Foster goes to a bus stop and appears to be disgusted by all the diversity in this part of town. He tried to get on the bus but is pushed out of the way by all the non-whites and eventually gives up. He then is confronted by a government worker who stops him and tells him he can’t go that way either. He then tries to walk through a park and is confronted by a grifter who is trying to extort money from him. As I mentioned before, this is something that Americans identify with.
These are the nuggets of truth that make this film so appealing to its audience. The director masterfully presents scenes that will resonate on a visceral level before layering in the propaganda.
For brevity’s sake I’m going to skip over some of the more repetitive aspects of the film like this scene where the two young minority cops once again are dismissive of Robert Duvall’s character as he begins to figure out who Foster is and the scene where Foster who is upset that the burger joint is no longer serving breakfast and after trying to negotiate once again over reacts and threatens the manager. The scene where he shoots up a phone booth because someone complained he was using it. These scenes show that it’s not just the people of other races that he feels disconnected with but that society itself is impersonal and disconnected. That the cohesiveness of the culture and basic humanity seems to be gone. And that’s when we get to the more predictable Hollywood propaganda.
Foster goes into a military surplus store run by a cartoonish skinhead type that inexplicably chases a painfully out of place gay couple out of his store. It turns out that the skinhead has been listening to a police scanner and knows who foster is. And once again in a stunning lack of self awareness this film that is supposed to be sympathetic to disenfranchised white men gives us the most exaggerated caricature of an evil white man in Hollywood history who in addition to hating gays, minorities, and women, has a secret Hitler room complete with a can of zyklon B. I’m not kidding.
So now in this movie that white people are supposed to identify with, Foster, the disenfranchised white man, kills the cartoon character evil white man with the secret hitler room with bazookas and cans of zyklon B. After murdering the Nazi, Foster takes the bazooka, and dresses up in tactical gear. He shoots a bazooka that a black kid teaches him how to use. Scares a rich old guy into having a heart attack, and begins to head home.
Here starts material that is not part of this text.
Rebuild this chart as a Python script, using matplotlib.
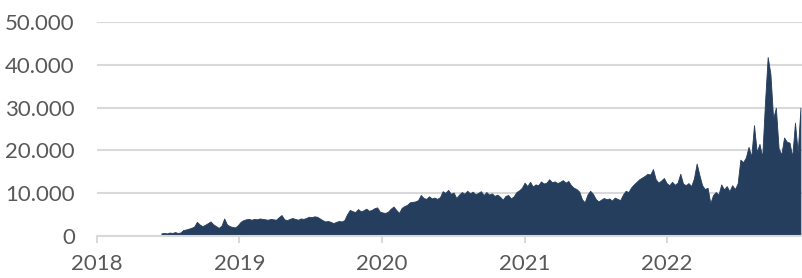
import matplotlib
matplotlib.use("Agg")
import matplotlib.pyplot as plt
import matplotlib.dates as mdates
import pandas as pd
import numpy as np

# Weekly values (thousands) starting mid-June 2018
start_date = "2018-06-15"
values_2018 = [0.5, 0.6, 0.5, 0.7, 0.6, 0.8, 0.6, 0.7, 1.3, 1.4, 1.6, 1.8, 2.1, 3.2, 2.6,
               2.2, 2.5, 2.9, 3.3, 2.6, 2.2, 1.8, 2.3, 4.0, 2.6, 2.2, 2.0, 1.9, 2.4]
values_2019 = [3.2, 3.6, 3.8, 3.9, 3.7, 3.9, 3.8, 4.0, 3.9, 3.8, 3.7, 3.9, 3.8, 3.7, 4.3,
               4.8, 3.8, 3.6, 3.9, 4.1, 3.9, 3.7, 4.0, 3.9, 4.1, 4.4, 4.3, 4.5, 4.4, 4.0,
               3.6, 3.3, 3.4, 3.2, 2.9, 3.2, 3.4, 3.3, 3.6, 5.0, 6.0, 5.7, 5.5, 6.2, 5.7,
               5.9, 6.3, 5.8, 6.0, 6.4, 6.6, 5.6]
values_2020 = [5.4, 5.3, 5.6, 6.3, 6.8, 6.0, 5.3, 6.5, 6.9, 7.2, 7.8, 7.9, 8.0, 8.3, 9.5,
               8.8, 8.6, 9.2, 8.7, 8.9, 8.6, 9.0, 10.4, 10.0, 10.7, 9.8, 10.1, 8.8, 9.6, 10.2,
               9.8, 10.5, 9.9, 10.3, 9.7, 10.0, 10.4, 9.5, 10.2, 9.6, 9.9, 9.3, 9.6, 9.1, 8.4,
               9.3, 9.5, 8.7, 9.2, 10.2, 10.6, 11.2]
values_2021 = [12.4, 11.6, 12.6, 11.5, 12.0, 11.8, 12.7, 12.2, 12.4, 13.2, 12.5, 12.7, 12.3,
               12.6, 13.0, 12.4, 12.8, 11.8, 11.2, 10.9, 10.3, 8.5, 7.8, 9.6, 10.5, 9.8, 8.6,
               8.0, 8.4, 8.8, 8.5, 8.7, 8.2, 8.9, 8.6, 8.3, 9.6, 10.5, 10.2, 11.3, 12.0, 12.6,
               13.2, 13.6, 14.0, 14.5, 14.3, 15.6, 13.2, 12.4, 12.9, 13.5]
values_2022 = [12.3, 11.8, 12.6, 11.9, 12.4, 14.5, 12.2, 11.8, 12.3, 11.6, 13.4, 16.9, 14.2,
               11.8, 10.9, 11.2, 7.6, 9.5, 10.2, 9.6, 12.0, 10.8, 11.6, 10.4, 11.8, 10.9, 12.2,
               17.8, 17.2, 18.3, 20.8, 18.5, 25.9, 19.6, 21.5, 18.4, 31.0, 41.9, 38.0, 27.5,
               30.0, 20.5, 19.0, 23.0, 22.0, 21.8, 18.5, 26.5, 19.5, 30.0]

yticks = [0, 10000, 20000, 30000, 40000, 50000]
ytick_labels = ["0", "10.000", "20.000", "30.000", "40.000", "50.000"]
xtick_years = [2018, 2019, 2020, 2021, 2022]

values = np.array(values_2018 + values_2019 + values_2020 + values_2021 + values_2022) * 1000
dates = pd.date_range(start_date, periods=len(values), freq="7D")

fig = plt.figure(figsize=(8.02, 2.78), dpi=100)
ax = fig.add_axes([97 / 802, 42.5 / 278, 705 / 802, 213 / 278])

ax.fill_between(dates, values, 0, color="#253E5E", linewidth=0.6, edgecolor="#253E5E")

ax.set_ylim(0, 50000)
ax.set_xlim(pd.Timestamp("2018-01-01"), pd.Timestamp("2022-12-13"))
ax.set_yticks(yticks)
ax.set_yticklabels(ytick_labels)
ax.set_xticks([pd.Timestamp(f"{y}-01-01") for y in xtick_years])
ax.set_xticklabels([str(y) for y in xtick_years])

for s in ["top", "right", "left"]:
    ax.spines[s].set_visible(False)
ax.spines["bottom"].set_color("#d9d9d9")
ax.spines["bottom"].set_linewidth(1.5)
ax.spines["bottom"].set_zorder(3)

ax.grid(axis="y", color="#d9d9d9", linewidth=1.5)
ax.set_axisbelow(True)
ax.tick_params(axis="y", length=0, pad=16, labelsize=16, labelcolor="#595959")
ax.tick_params(axis="x", length=5, width=1.5, color="#d9d9d9", pad=8,
               labelsize=16, labelcolor="#595959")
for lbl in ax.get_xticklabels() + ax.get_yticklabels():
    lbl.set_family(["Lato", "DejaVu Sans"])

fig.savefig("out.png", dpi=100)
Robert Duvall and his strong independent Hispanic woman friend crack the case – and by the way, just as a side note as to how much our culture has changed and you can make of this what you will, but for his retirement the other officers hire a stripper to come down to the station. I just think it’s important to know that when they made this movie, the filmmakers thought this was totally normal behavior.
Anyway, so we finally get to the showdown at the end. Foster has a gun and is with his ex wife and daughter at the end of a pier. Robert Duvall’s character tells him he can relate to all the changes in the world but that he should just suck up and take it instead of going on a rampage. Foster knows that there is no way out of this situation that will ever give him the life he wanted, that he will never have his wife and daughter again and that the world is no longer for him. He tells Duvall’s character that he has an insurance policy that will go to his daughter and that she will get the money if Duvall will shoot him. He then pulls a toy water pistol out and Duvall shoots him dead.
But this is not the depressing end of the film. The depressing end is after all of this Foster’s worst fears are realized. The filmmakers discreetly end the film with Foster’s daughter, despite her father’s body being fished out of the ocean a couple of blocks away. And Foster’s ex wife, despite having watched the father of her only child shot dead just moments ago, they don’t even postpone the birthday party they had planned for the evening and carry on as if Foster never even existed.
None of the things that pushed foster over the edge get resolved, either in the movie or in real life. This movie was made over 25 years ago and while it’s certainly worth watching and you certainly would not be allowed to make this movie again, even if you killed even more Nazis in it, it’s certainly not the redpill movie that many think it is. Its cleverly dressed up propaganda that in my opinion defended the status quo and in many ways told us that even if we try to reason or even if after that fails we react with overwhelming force, in the end once we’re gone nobody not even our women and children will remember us.